Delta sued over pension change

Flight attendant says new formula will cost beneficiaries millions.

A Delta Air Lines flight attendant has filed a proposed class- action suit against the company, saying it changed its formula for calculating pension benefits, costing beneficiaries millions of dollars in accrued benefits that are federally protected.

A Delta spokesman said the company believes the suit is without merit and is prepared to defend itself vigorously.

The suit, filed in U.S. District Court in Atlanta by Jean Marie Cinotto, a Delta flight attendant for more than 30 years, says Delta made the change in 2007 while in Chapter 11 bankruptcy. The change altered the calculation of the Social Security offset for certain participants' pension benefits.

The offset typically reduces corporate pensions by a percentage of Social Security benefits received.

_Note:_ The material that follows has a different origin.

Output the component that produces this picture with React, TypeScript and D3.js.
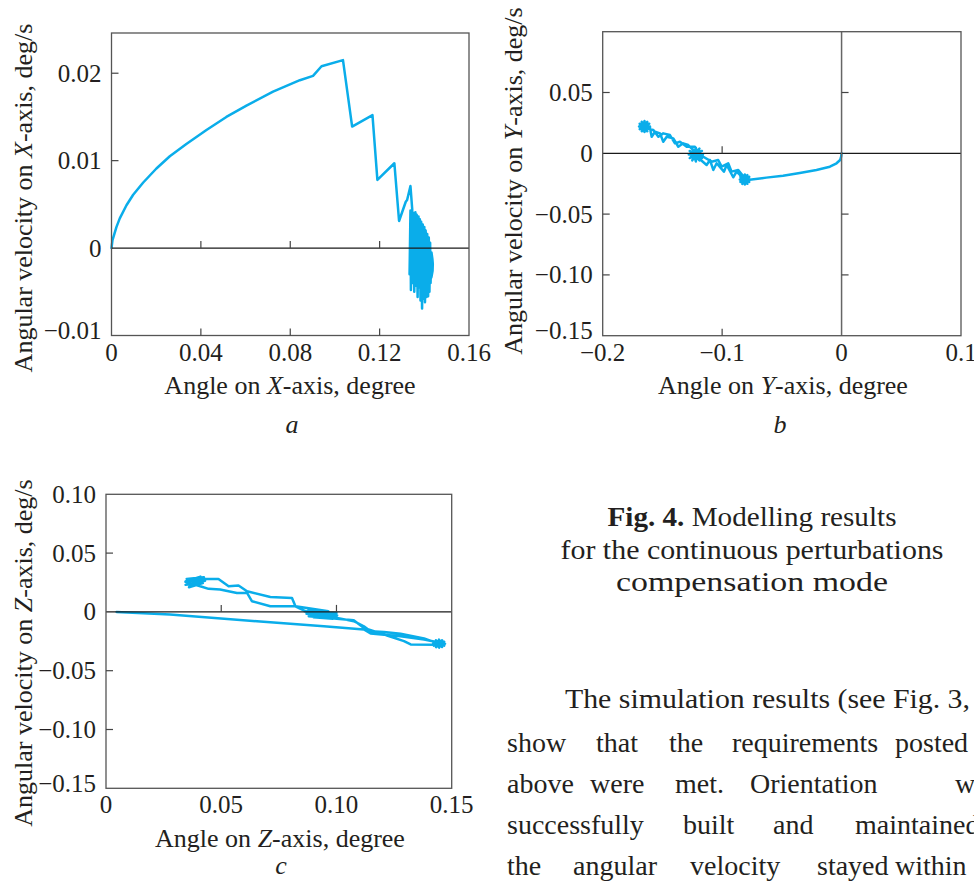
import React from 'react'
import * as d3 from 'd3'

// phase trajectories, [angle (deg), angular velocity (deg/s)]
const xPhase: [number, number][] = [
  [0, 0], [0.00045, 0.0009], [0.0022, 0.0024], [0.0037, 0.0034], [0.0067, 0.0049], [0.0097, 0.0061],
  [0.0142, 0.0075], [0.0201, 0.0091], [0.0261, 0.0105], [0.0335, 0.0119], [0.0425, 0.0135],
  [0.0514, 0.015], [0.0604, 0.0163], [0.0723, 0.0179], [0.0843, 0.0192], [0.0902, 0.0197],
  [0.094, 0.0208], [0.1036, 0.0215], [0.1077, 0.0139], [0.1168, 0.0152], [0.119, 0.0078],
  [0.1266, 0.0097], [0.1287, 0.0031], [0.1317, 0.0053], [0.1323, 0.0055], [0.1338, 0.0071],
  [0.1346, 0.0044], [0.1334, -0.003], [0.1338, 0.0043], [0.134, -0.0048], [0.1345, 0.0042],
  [0.1348, -0.004], [0.1352, 0.004], [0.1355, -0.005], [0.136, 0.0041], [0.1363, -0.0043],
  [0.1366, 0.0038], [0.137, -0.0056], [0.1374, 0.0036], [0.1377, -0.0045], [0.138, 0.0033],
  [0.1383, -0.006], [0.1386, 0.003], [0.139, -0.0069], [0.1393, 0.0027], [0.1396, -0.0058],
  [0.14, 0.0024], [0.1403, -0.0062], [0.1406, 0.002], [0.141, -0.0056], [0.1413, 0.0016],
  [0.1417, -0.0055], [0.142, 0.0012], [0.1423, -0.005], [0.1426, 0.0006], [0.1428, -0.004],
  [0.1432, -0.0005], [0.1436, -0.0012], [0.1438, -0.0018], [0.1437, -0.0026], [0.1432, -0.0033],
  [0.1427, -0.0036],
]

const yPhase: [number, number][] = [
  [0, 0], [-0.0003, -0.0025], [-0.0012, -0.0055], [-0.0042, -0.0082], [-0.0098, -0.011],
  [-0.021, -0.0137], [-0.035, -0.0162], [-0.049, -0.0184], [-0.063, -0.02], [-0.077, -0.0217],
  // dwell near (-0.081, -0.0215)
  [-0.0768, -0.0215], [-0.0852, -0.0215], [-0.0773, -0.0194], [-0.0847, -0.0236],
  [-0.0789, -0.0179], [-0.0831, -0.0251], [-0.081, -0.0174], [-0.081, -0.0256],
  [-0.0831, -0.0179], [-0.0789, -0.0251], [-0.0847, -0.0194], [-0.0773, -0.0236],
  [-0.0851, -0.0178], [-0.0879, -0.0151], [-0.0907, -0.0197], [-0.0962, -0.0096], [-0.0985, -0.0151],
  [-0.1046, -0.0082], [-0.1074, -0.0137], [-0.1102, -0.0055], [-0.113, -0.0096], [-0.1186, -0.0049],
  // dwell near (-0.122, -0.001)
  [-0.1161, -0.001], [-0.1279, -0.001], [-0.1169, 0.0019], [-0.1271, -0.0039],
  [-0.119, 0.0039], [-0.125, -0.0059], [-0.122, 0.0047], [-0.122, -0.0067],
  [-0.125, 0.0039], [-0.119, -0.0059], [-0.1271, 0.0019], [-0.1169, -0.0039],
  [-0.1242, 0.0027], [-0.1284, 0.0068], [-0.1326, 0.0082], [-0.1367, 0.0054], [-0.1409, 0.0123],
  [-0.1464, 0.0136], [-0.1493, 0.0095], [-0.152, 0.0164], [-0.1562, 0.0177], [-0.159, 0.0136],
  [-0.1604, 0.0205],
  // dwell near (-0.165, 0.022)
  [-0.1604, 0.022], [-0.1696, 0.022], [-0.161, 0.0243], [-0.169, 0.0198],
  [-0.1627, 0.0259], [-0.1673, 0.0181], [-0.165, 0.0265], [-0.165, 0.0175],
  [-0.1673, 0.0259], [-0.1627, 0.0181], [-0.169, 0.0243], [-0.161, 0.0198],
  [-0.1576, 0.0191], [-0.1534, 0.0136], [-0.1493, 0.0164], [-0.1437, 0.015], [-0.1395, 0.0082],
  [-0.1353, 0.0095], [-0.1297, 0.0054], [-0.1228, 0.0054], [-0.12, 0], [-0.122, -0.003],
  [-0.1158, -0.0028], [-0.1088, -0.0069], [-0.1033, -0.0055], [-0.1004, -0.011], [-0.0949, -0.0082],
  [-0.0921, -0.0151], [-0.0865, -0.0137], [-0.0809, -0.0205],
]

const zPhase: [number, number][] = [
  [0.0046, 0], [0.0278, -0.0023], [0.0655, -0.008], [0.0945, -0.0122], [0.1119, -0.015],
  [0.1148, -0.0184], [0.1278, -0.0207], [0.138, -0.0235],
  // dwell near (0.1445, -0.027)
  [0.1471, -0.027], [0.1419, -0.027], [0.14675, -0.0253], [0.14225, -0.0287],
  [0.1458, -0.0241], [0.1432, -0.0299], [0.1445, -0.0236], [0.1445, -0.0304],
  [0.1432, -0.0241], [0.1458, -0.0299], [0.14225, -0.0253], [0.14675, -0.0287],
  [0.138, -0.0225], [0.1278, -0.0185], [0.1206, -0.017], [0.1148, -0.0164], [0.1119, -0.0122],
  [0.1075, -0.0079], [0.1003, -0.0051], [0.0945, -0.004],
  // dwell near (0.093, -0.002)
  [0.0862, 0.0005], [0.1, -0.001], [0.087, -0.0015], [0.1003, -0.003], [0.088, -0.003],
  [0.1, -0.005], [0.09, -0.0045], [0.0985, -0.0058], [0.0875, 0.001], [0.0965, 0.0005],
  [0.0822, 0.0048], [0.0713, 0.0048], [0.0633, 0.0091], [0.0612, 0.0161], [0.0568, 0.0161],
  [0.0495, 0.019], [0.0445, 0.0196], [0.0409, 0.0218],
  // dwell near (0.038, 0.0255)
  [0.0345, 0.0255], [0.0425, 0.0295], [0.035, 0.028], [0.043, 0.0265], [0.0345, 0.023],
  [0.042, 0.0245], [0.036, 0.021], [0.041, 0.03], [0.0345, 0.026], [0.0425, 0.027],
  [0.0409, 0.028], [0.0488, 0.028], [0.0532, 0.0218], [0.0575, 0.0224], [0.0612, 0.0175],
  [0.0713, 0.0127], [0.0807, 0.0119], [0.0822, 0.0048], [0.0851, 0.002],
  [0.092, -0.004], [0.098, -0.001], [0.088, -0.0037], [0.1075, -0.0071], [0.1119, -0.0136],
  [0.1206, -0.0192], [0.1293, -0.0249], [0.1322, -0.0277], [0.144, -0.028], [0.1455, -0.0255],
]

const aXTicks = [0, 0.04, 0.08, 0.12, 0.16]
const aXLabels = ['0', '0.04', '0.08', '0.12', '0.16']
const aYTicks = [-0.01, 0, 0.01, 0.02]
const aYLabels = ['\u22120.01', '0', '0.01', '0.02']

const bXTicks = [-0.2, -0.1, 0, 0.1]
const bXLabels = ['\u22120.2', '\u22120.1', '0', '0.1']
const bYTicks = [-0.15, -0.1, -0.05, 0, 0.05]
const bYLabels = ['\u22120.15', '\u22120.10', '\u22120.05', '0', '0.05']

const cXTicks = [0, 0.05, 0.1, 0.15]
const cXLabels = ['0', '0.05', '0.10', '0.15']
const cYTicks = [-0.15, -0.1, -0.05, 0, 0.05, 0.1]
const cYLabels = ['\u22120.15', '\u22120.10', '\u22120.05', '0', '0.05', '0.10']

const captionLines = ['for the continuous perturbations', 'compensation mode']
const bodyFirst = 'The simulation results (see Fig. 3,'
const bodyRows = [
  ['show', 'that', 'the', 'requirements', 'posted'],
  ['above', 'were', 'met.', 'Orientation', 'was'],
  ['successfully', 'built', 'and', 'maintained'],
  ['the', 'angular', 'velocity', 'stayed', 'within'],
]
// word start positions of the justified rows (px)
const bodyWordX = [
  [507, 596, 669, 732, 895],
  [507, 590, 675, 750, 955],
  [507, 683, 773, 855],
  [507, 573, 690, 817, 895],
]

const FONT = 'Liberation Serif, DejaVu Serif, serif'
const CYAN = '#0aadea'
const TL = 7

function Panel(props: any) {
  const { box, xDomain, yDomain, data, xTicks, xLabels, yTicks, yLabels,
    leftTicks, zeroTicks, bottomTicks, vZeroTicks, vZero, axisLetter, yTitle, xTitle, letter } = props
  const x = d3.scaleLinear().domain(xDomain).range([box.l, box.r])
  const y = d3.scaleLinear().domain(yDomain).range([box.b, box.t])
  const line = d3.line<[number, number]>().x(d => x(d[0])).y(d => y(d[1]))
  return (
    <g style={{ fontFamily: FONT }} fill="#231f20">
      <path d={line(data) || ''} fill="none" stroke={CYAN} strokeWidth={2.5} strokeLinejoin="round" strokeLinecap="round" />
      <line x1={box.l} x2={box.r} y1={y(0)} y2={y(0)} stroke="#1a1a1a" strokeWidth={1.3} />
      {vZero && <line x1={x(0)} x2={x(0)} y1={box.t} y2={box.b} stroke="#666" strokeWidth={1.5} />}
      <rect x={box.l} y={box.t} width={box.r - box.l} height={box.b - box.t} fill="none" stroke="#555" strokeWidth={1.3} />
      {leftTicks.map((v: number) => (
        <line key={'l' + v} x1={box.l} x2={box.l + TL} y1={y(v)} y2={y(v)} stroke="#444" strokeWidth={1.2} />
      ))}
      {zeroTicks.map((v: number) => (
        <line key={'z' + v} x1={x(v)} x2={x(v)} y1={y(0)} y2={y(0) - TL} stroke="#444" strokeWidth={1.2} />
      ))}
      {bottomTicks.map((v: number) => (
        <line key={'b' + v} x1={x(v)} x2={x(v)} y1={box.b} y2={box.b - TL} stroke="#444" strokeWidth={1.2} />
      ))}
      {vZeroTicks.map((v: number) => (
        <line key={'v' + v} x1={x(0)} x2={x(0) + TL} y1={y(v)} y2={y(v)} stroke="#444" strokeWidth={1.2} />
      ))}
      {xTicks.map((v: number, i: number) => (
        <text key={'xt' + v} x={x(v)} y={box.b + 25} fontSize={25} textAnchor="middle">{xLabels[i]}</text>
      ))}
      {yTicks.map((v: number, i: number) => (
        <text key={'yt' + v} x={box.l - 10} y={Math.min(y(v), box.b - 5)} dy="0.34em" fontSize={25} textAnchor="end">{yLabels[i]}</text>
      ))}
      <text transform={`translate(${yTitle.x},${yTitle.y}) rotate(-90)`} fontSize={26} textAnchor="middle">
        Angular velocity on <tspan fontStyle="italic">{axisLetter}</tspan>-axis, deg/s
      </text>
      <text x={xTitle.x} y={xTitle.y} fontSize={26} textAnchor="middle">
        Angle on <tspan fontStyle="italic">{axisLetter}</tspan>-axis, degree
      </text>
      <text x={letter.x} y={letter.y} fontSize={26} fontStyle="italic" textAnchor="middle">{letter.t}</text>
    </g>
  )
}

export default function App() {
  return (
    <svg width={974} height={881} style={{ position: 'absolute', left: 0, top: 0, background: '#fff' }}>
      <Panel box={{ l: 111.5, r: 469, t: 33, b: 335.5 }} xDomain={[0, 0.16]} yDomain={[-0.01, 0.0246]}
        data={xPhase} xTicks={aXTicks} xLabels={aXLabels} yTicks={aYTicks} yLabels={aYLabels}
        leftTicks={[0.01, 0.02]} zeroTicks={[0.04, 0.08, 0.12]} bottomTicks={[0.04, 0.08, 0.12]}
        vZeroTicks={[]} vZero={false} axisLetter="X"
        yTitle={{ x: 32, y: 198 }} xTitle={{ x: 290, y: 394 }} letter={{ x: 292, y: 433, t: 'a' }} />
      <Panel box={{ l: 602.7, r: 961, t: 31.7, b: 335.7 }} xDomain={[-0.2, 0.1]} yDomain={[-0.15, 0.1]}
        data={yPhase} xTicks={bXTicks} xLabels={bXLabels} yTicks={bYTicks} yLabels={bYLabels}
        leftTicks={[0.05, -0.05, -0.1]} zeroTicks={[-0.1]} bottomTicks={[-0.1]}
        vZeroTicks={[0.05, -0.05, -0.1]} vZero={true} axisLetter="Y"
        yTitle={{ x: 522, y: 181 }} xTitle={{ x: 783, y: 394 }} letter={{ x: 780, y: 433, t: 'b' }} />
      <Panel box={{ l: 106, r: 451.7, t: 494.3, b: 788.3 }} xDomain={[0, 0.15]} yDomain={[-0.15, 0.1]}
        data={zPhase} xTicks={cXTicks} xLabels={cXLabels} yTicks={cYTicks} yLabels={cYLabels}
        leftTicks={[0.05, -0.05, -0.1]} zeroTicks={[0.05, 0.1]} bottomTicks={[]}
        vZeroTicks={[]} vZero={false} axisLetter="Z"
        yTitle={{ x: 32, y: 653 }} xTitle={{ x: 280, y: 847 }} letter={{ x: 281, y: 874, t: 'c' }} />

      <g style={{ fontFamily: FONT }} fill="#231f20" fontSize={27}>
        <text x={752} y={526} textAnchor="middle" textLength={289} lengthAdjust="spacingAndGlyphs">
          <tspan fontWeight="bold">Fig. 4.</tspan> Modelling results
        </text>
        {captionLines.map((t, i) => (
          <text key={t} x={752} y={559 + i * 32} textAnchor="middle" textLength={i === 0 ? 383 : 272}
            lengthAdjust="spacingAndGlyphs">{t}</text>
        ))}
      </g>
      <g style={{ fontFamily: FONT }} fill="#231f20" fontSize={28}>
        <text x={565} y={708} textLength={405} lengthAdjust="spacingAndGlyphs">{bodyFirst}</text>
        {bodyRows.map((row, r) => row.map((w, k) => (
          <text key={r + '-' + k} x={bodyWordX[r][k]} y={752 + r * 41}>{w}</text>
        )))}
      </g>
    </svg>
  )
}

Delta's change, the suit claims, violates an "anti-cutback" rule under the Employee Retirement Income Security Act. It could affect tens of thousands of participants and beneficiaries in the airline's pension plan, the suit says.

But Delta said it made the change to qualify for the federal Pension Protection Act, a 2006 law aimed at helping companies save pension plans.

"Without it, the pension plans for all flight attendants and ground employees would have been terminated," Delta spokeswoman Gina Laughlin said.

Delta terminated its pilot pension plan while in bankruptcy proceedings but retained the plan for flight attendants and ground workers, which it had frozen in 2005.

Cinotto, an organizer in past efforts to unionize Delta flight attendants, said she appealed the change within Delta but was unsuccessful in having the decision reversed.

"We have to make sure the funding is done properly," Cinotto said. "There are 91,000 of us depending on that fund."